El optimismo de la voluntad
Hay lectores que exigen que les pidas perdón y otros a los que solo puedes darles las gracias. Voy a la Feria del Libro y no soy masoquista
Llevo quince años firmando en la Feria del Libro de Madrid. Este año han solicitado mi presencia catorce librerías a las que les doy las gracias. La feria es un lugar amable y odioso. Recibes baños de humildad que no te hacen falta porque tú ya vienes humilde de casa, o más que humilde vienes hecha polvo y con temores que se cumplen cuando una señora hojea tu libro, no te ve, y le dice a su acompañante: “Esto no me lo leo ni de coña. Tiene frases de cinco líneas”. El corazón se te encoge al hacerse realidad tu pronóstico sobre la anorexia lingüística, el al pie de la letra, y vuelves a preguntarte por qué nos empeñamos en escribir eso que antes se llamaba “literatura” y ahora está en proceso de metamorfosis kafkiana.
El elemento comercial inherente a cada feria se hace visible cuando damos los precios de libros que no hemos escrito o aportamos argumentos estéticos y conciliadores a la orden de: “A ver, véndeme tu libro”. A la escritora no le importa hacerse minúscula al lado de Irene Vallejo, porque después una excelente librera le regala una botella de aceite de oliva —el aceite de oliva lleva detector antirrobo en los supermercados—. El aceite va con nota como los ramos de flores. Durante los ratos de soledad pones cara de no estar pidiéndole nada a nadie. Paseo por el Retiro sintiéndome intrusa. Muchos firmantes me resultan desconocidos. Miro las colas que se forman frente a gurús del no hacer montañas de granos de arena. Cuánta sabiduría. Cuánta bondad. Qué miedo.
Esta ferianta pide perdón por las palabras extrañadas y el atrevimiento de añadir un sumando más a la suma de columnas de feria. Hay lectores que exigen que les pidas perdón y otros a los que solo puedes darles las gracias. Voy a la feria y no soy masoquista. A la incomodidad de vivencias que me lleva a verme como una dinosauria —”una ancestra”, me dijo un escritor; “una momia”, respondí yo con la mejor de mis sonrisas— añado placeres vanidosos que me convencen de que conversamos a través de las palabras de la literatura.
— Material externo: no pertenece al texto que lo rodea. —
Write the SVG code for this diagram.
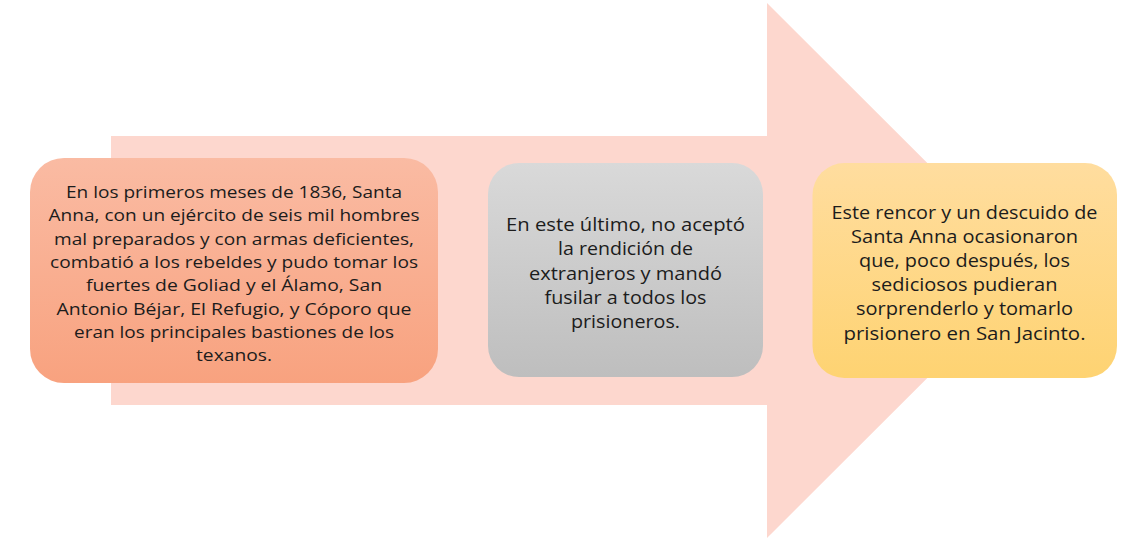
<svg xmlns="http://www.w3.org/2000/svg" width="1137" height="542" viewBox="0 0 1137 542">
<style>
text{font-family:"Open Sans",Lato,"Liberation Sans",sans-serif;fill:#1c1c1c;text-anchor:middle}
.t1{font-size:17.1px}
.t{font-size:17.8px}
</style>
<defs>
<linearGradient id="gO" x1="0" y1="0" x2="0" y2="1"><stop offset="0" stop-color="#FABBA3"/><stop offset="1" stop-color="#F8A27F"/></linearGradient>
<linearGradient id="gG" x1="0" y1="0" x2="0" y2="1"><stop offset="0" stop-color="#D9D9D9"/><stop offset="1" stop-color="#BEBEBE"/></linearGradient>
<linearGradient id="gY" x1="0" y1="0" x2="0" y2="1"><stop offset="0" stop-color="#FFDD9F"/><stop offset="1" stop-color="#FED372"/></linearGradient>
</defs>
<g id="arrow">
<polygon points="111,136 767,136 767,3 1035,270.5 767,538 767,405 111,405" fill="#FDD7CE"/>
</g>
<g id="connectors"></g>
<g id="node1">
<rect x="30" y="158" width="408" height="225" rx="34" fill="url(#gO)"/>
<text class="t1" x="234" y="198" textLength="336" lengthAdjust="spacingAndGlyphs">En los primeros meses de 1836, Santa</text>
<text class="t1" x="234" y="221.3" textLength="371" lengthAdjust="spacingAndGlyphs">Anna, con un ejército de seis mil hombres</text>
<text class="t1" x="234" y="244.6" textLength="360" lengthAdjust="spacingAndGlyphs">mal preparados y con armas deficientes,</text>
<text class="t1" x="234" y="267.9" textLength="368" lengthAdjust="spacingAndGlyphs">combatió a los rebeldes y pudo tomar los</text>
<text class="t1" x="234" y="291.2" textLength="296" lengthAdjust="spacingAndGlyphs">fuertes de Goliad y el Álamo, San</text>
<text class="t1" x="234" y="314.5" textLength="355" lengthAdjust="spacingAndGlyphs">Antonio Béjar, El Refugio, y Cóporo que</text>
<text class="t1" x="234" y="337.8" textLength="320" lengthAdjust="spacingAndGlyphs">eran los principales bastiones de los</text>
<text class="t1" x="234" y="361.1" textLength="76" lengthAdjust="spacingAndGlyphs">texanos.</text>
</g>
<g id="node2">
<rect x="488" y="163" width="275" height="214" rx="31" fill="url(#gG)"/>
<text class="t" x="625.5" y="230.7" textLength="239" lengthAdjust="spacingAndGlyphs">En este último, no aceptó</text>
<text class="t" x="625.5" y="255.1" textLength="135" lengthAdjust="spacingAndGlyphs">la rendición de</text>
<text class="t" x="625.5" y="279.5" textLength="193" lengthAdjust="spacingAndGlyphs">extranjeros y mandó</text>
<text class="t" x="625.5" y="303.9" textLength="162" lengthAdjust="spacingAndGlyphs">fusilar a todos los</text>
<text class="t" x="625.5" y="328.3" textLength="109" lengthAdjust="spacingAndGlyphs">prisioneros.</text>
</g>
<g id="node3">
<rect x="812.5" y="163" width="304.5" height="215" rx="32" fill="url(#gY)"/>
<text class="t" x="964.5" y="218.5" textLength="266" lengthAdjust="spacingAndGlyphs">Este rencor y un descuido de</text>
<text class="t" x="964.5" y="242.7" textLength="227" lengthAdjust="spacingAndGlyphs">Santa Anna ocasionaron</text>
<text class="t" x="964.5" y="266.9" textLength="211" lengthAdjust="spacingAndGlyphs">que, poco después, los</text>
<text class="t" x="964.5" y="291.1" textLength="186" lengthAdjust="spacingAndGlyphs">sediciosos pudieran</text>
<text class="t" x="964.5" y="315.3" textLength="217" lengthAdjust="spacingAndGlyphs">sorprenderlo y tomarlo</text>
<text class="t" x="964.5" y="339.5" textLength="242" lengthAdjust="spacingAndGlyphs">prisionero en San Jacinto.</text>
</g>
</svg>
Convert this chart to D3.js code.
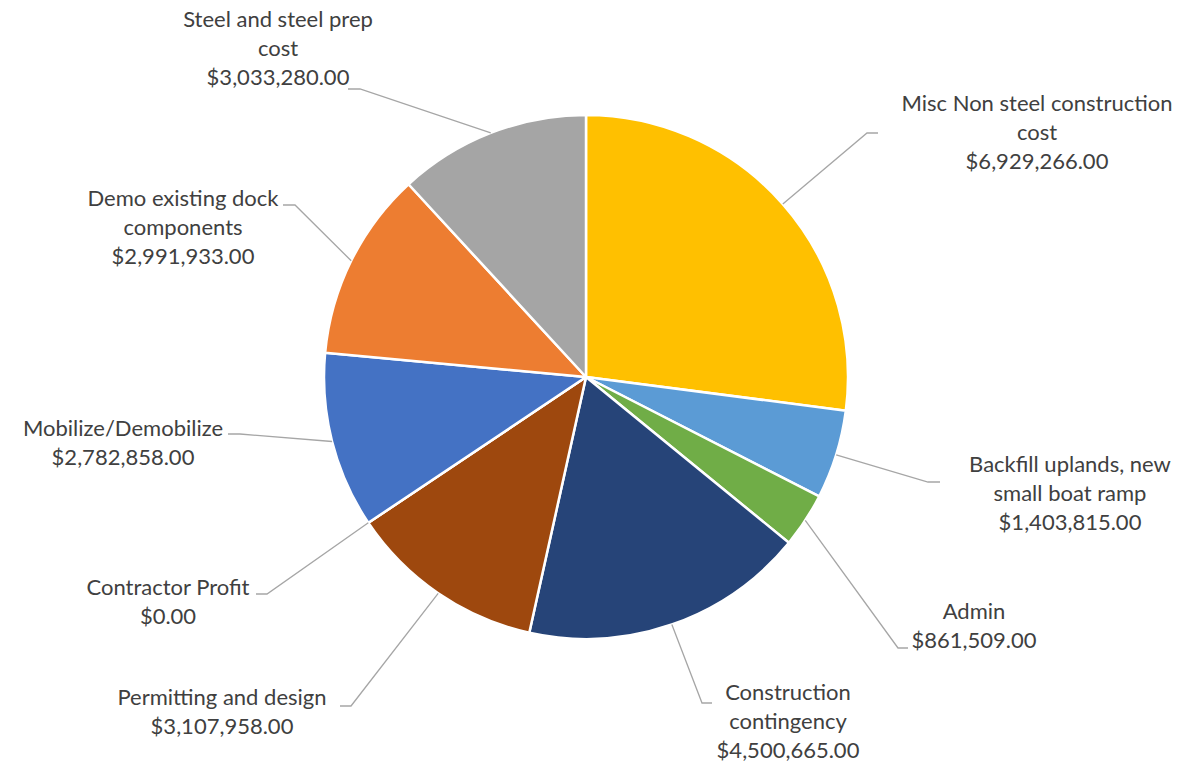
<!DOCTYPE html>
<html>
<head>
<meta charset="utf-8">
<script src="https://cdn.jsdelivr.net/npm/d3@7"></script>
<style>
  html, body { margin: 0; padding: 0; background: #fff; }
  svg { display: block; }
  .lbl { font-family: Lato, "Open Sans", sans-serif; font-size: 22px; fill: #404040; }
  .leader { fill: none; stroke: #a6a6a6; stroke-width: 1.3px; }
</style>
</head>
<body>
<div id="chart"></div>
<script>
// ---------- Data ----------
const CATEGORIES = [
  "Misc Non steel construction cost",
  "Backfill uplands, new small boat ramp",
  "Admin",
  "Construction contingency",
  "Permitting and design",
  "Contractor Profit",
  "Mobilize/Demobilize",
  "Demo existing dock components",
  "Steel and steel prep cost"
];
const VALUES = [6929266, 1403815, 861509, 4500665, 3107958, 0, 2782858, 2991933, 3033280];
const COLORS = ["#ffc000", "#5b9bd5", "#70ad47", "#264478", "#9e480e", "#636363", "#4472c4", "#ed7d31", "#a5a5a5"];

// label text lines as wrapped in the original
const LABEL_LINES = [
  ["Misc Non steel construction", "cost"],
  ["Backfill uplands, new", "small boat ramp"],
  ["Admin"],
  ["Construction", "contingency"],
  ["Permitting and design"],
  ["Contractor Profit"],
  ["Mobilize/Demobilize"],
  ["Demo existing dock", "components"],
  ["Steel and steel prep", "cost"]
];

// ---------- Layout (label placement, separate from data) ----------
const W = 1202, H = 765;
const CX = 586, CY = 377, R = 262;
const LINE_H = 29;
// tx/ty: text centre x and first baseline; ax/ay: leader start; stub: horizontal stub length
const LABEL_POS = [
  { tx: 1037, ty: 111, ax: 878, ay: 133, stub: -11 },
  { tx: 1070, ty: 472, ax: 940, ay: 482, stub: -12 },
  { tx: 974,  ty: 619, ax: 908, ay: 648, stub: -10 },
  { tx: 788,  ty: 700, ax: 712, ay: 703, stub: -10 },
  { tx: 222,  ty: 705, ax: 340, ay: 706, stub: 11 },
  { tx: 168,  ty: 595, ax: 256, ay: 594, stub: 11 },
  { tx: 123,  ty: 436, ax: 228, ay: 434, stub: 12 },
  { tx: 183,  ty: 206, ax: 283, ay: 205, stub: 12 },
  { tx: 278,  ty: 27,  ax: 348, ay: 89,  stub: 12 }
];

const fmt = v => "$" + d3.format(",.2f")(v);

const svg = d3.select("#chart").append("svg")
  .attr("width", W).attr("height", H);

const pie = d3.pie().sort(null).value(d => d);
const arcs = pie(VALUES);

const arc = d3.arc().innerRadius(0).outerRadius(R);
const edge = d3.arc().innerRadius(R).outerRadius(R);

const g = svg.append("g").attr("transform", `translate(${CX},${CY})`);

g.selectAll("path.slice")
  .data(arcs)
  .join("path")
    .attr("class", "slice")
    .attr("d", arc)
    .attr("fill", (d, i) => COLORS[i])
    .attr("stroke", "#fff")
    .attr("stroke-width", 2.5)
    .attr("stroke-linejoin", "round");

// leader lines
const line = d3.line();
svg.append("g").selectAll("path.leader")
  .data(arcs)
  .join("path")
    .attr("class", "leader")
    .attr("d", (d, i) => {
      const p = LABEL_POS[i];
      const [ex, ey] = edge.centroid(d);
      return line([[p.ax, p.ay], [p.ax + p.stub, p.ay], [CX + ex, CY + ey]]);
    });

// labels
const labels = svg.append("g").selectAll("text.lbl")
  .data(arcs)
  .join("text")
    .attr("class", "lbl")
    .attr("text-anchor", "middle")
    .attr("x", (d, i) => LABEL_POS[i].tx)
    .attr("y", (d, i) => LABEL_POS[i].ty);

labels.each(function(d, i) {
  const t = d3.select(this);
  const lines = LABEL_LINES[i].concat([fmt(d.data)]);
  lines.forEach((s, k) => {
    t.append("tspan")
      .attr("x", LABEL_POS[i].tx)
      .attr("dy", k === 0 ? 0 : LINE_H)
      .text(s);
  });
});
</script>
</body>
</html>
Existe un espacio de interlocución y esperanza. La nota, que acompaña al aceite, es una declaración de confianza y afecto. Tengo lectores traumatólogos que me piden firmas de Clavícula y futuras lectoras de doce años que acuden seducidas por el título Monstruas y centauras: piensan que es un relato fantástico.
Una lectora veinteañera se acerca con una timidez que me da ganas de abrazarla. Grandes y pequeñas mujeres rojas. Carmen, roquera, trabajadora, lee y escucha la SER. Miguel trae un montón de libros para que se los firme. Juanita es lectora reincidente: la recuerdo porque se llama como se llamaba mi abuela. Un hombre, con gorrita de béisbol, se aproxima y no le hago caso porque creo que mis lectores no pueden llevar gorrita de béisbol. Me equivoco. Mira el mostrador una muchacha con aspecto hippy, preparo el bolígrafo, ella pasa de mí. No existe correspondencia entre las fisonomías imaginarias de quienes nos leen y la realidad.
Un chico apunta: “Leo tus novelas como si fueran pipas”. Es un elogio que me pone los pelos de punta. O quizá este lector es verdaderamente extraordinario. Me parto de risa. Hay personas que te dan razones para defender el optimismo de la voluntad que nos lleva a escribir. Hay quienes nos esperan. Por eso mi sonrisa en la feria es de verdad. Cada año regresamos para ponerles cara a esas personas sin las que la acción de la escritura no tendría sentido.